Santa Barbara surfer Ben Andrews rides a 53-foot wave at Maverick’s and wins $50,000.

Santa Barbara Surfer Rides a 53-Foot Wave
Ben Andrews dropping into a Maverick’s monster, November 9, 2016.

Giant waves were on the way, and Ben Andrews was going through the checklist in his head. His surfboard and wet suit were ready, plus an extra leash if a particularly powerful wipeout snapped the only tether between himself and the buoyant safety of his board. He also half-promised himself to hit the sack early, stretch in the morning, and breakfast on eggs, yogurt, and walnuts.
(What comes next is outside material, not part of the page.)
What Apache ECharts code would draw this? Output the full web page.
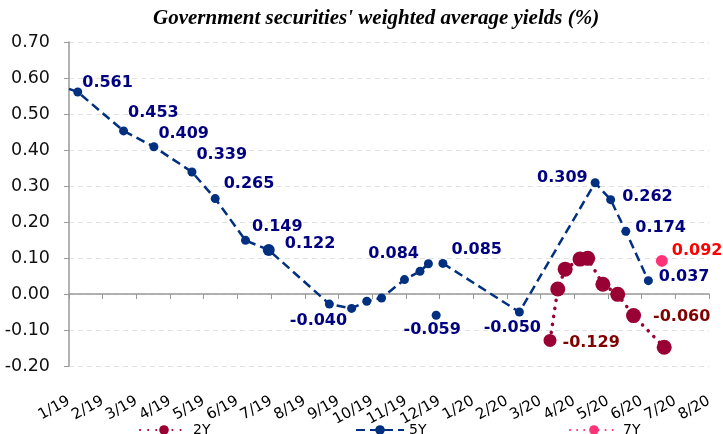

Mentally, he figured it’d be just another day surfing his favorite big-wave point break in Half Moon Bay, a wave called Maverick’s, where he’d maintained a steady and increasingly standout presence since riding it for the first time a dozen winters ago. “I’m pretty much always ready to go,” Andrews said. “The trick can be getting time off work.” Fortunately, a coworker at the nearby marina, where Andrews was a deputy harbormaster, offered to swap shifts. Everything was set.

Meanwhile, 2,000 miles away, hurricane-force winds howled across the Gulf of Alaska, generating a towering swell that would undulate toward Maverick’s at 25 mph. Three days later, on Wednesday, November 9, 2016, Andrews ​— ​a born-and-raised Santa Barbara surfer who started out on an old beater fished from a dumpster ​— ​rode a 53-foot wave at Northern California’s deadliest spot, earning him $50,000 and much-deserved honor in the upper echelons of big-wave surfing.

On that “nice and sunny” morning, as Andrews remembered it, he pulled into the parking lot around 10, timing his session as wave shape improved with the outgoing tide. He suited up and power walked with friends Kohl Christensen, Ben Wilkinson, and Grant Washburn just northward of the break. With biblical thunderclaps, the heaving waves far outside detonated monstrously against the subtidal reef. The four men waited for a lull before jumping from a rocky shelf into the violently swirling whitewash. “You have to time it just right, or a wave will wash you back into the rocks, and that’ll ruin your day,” Andrews said. “It’s pretty hectic.”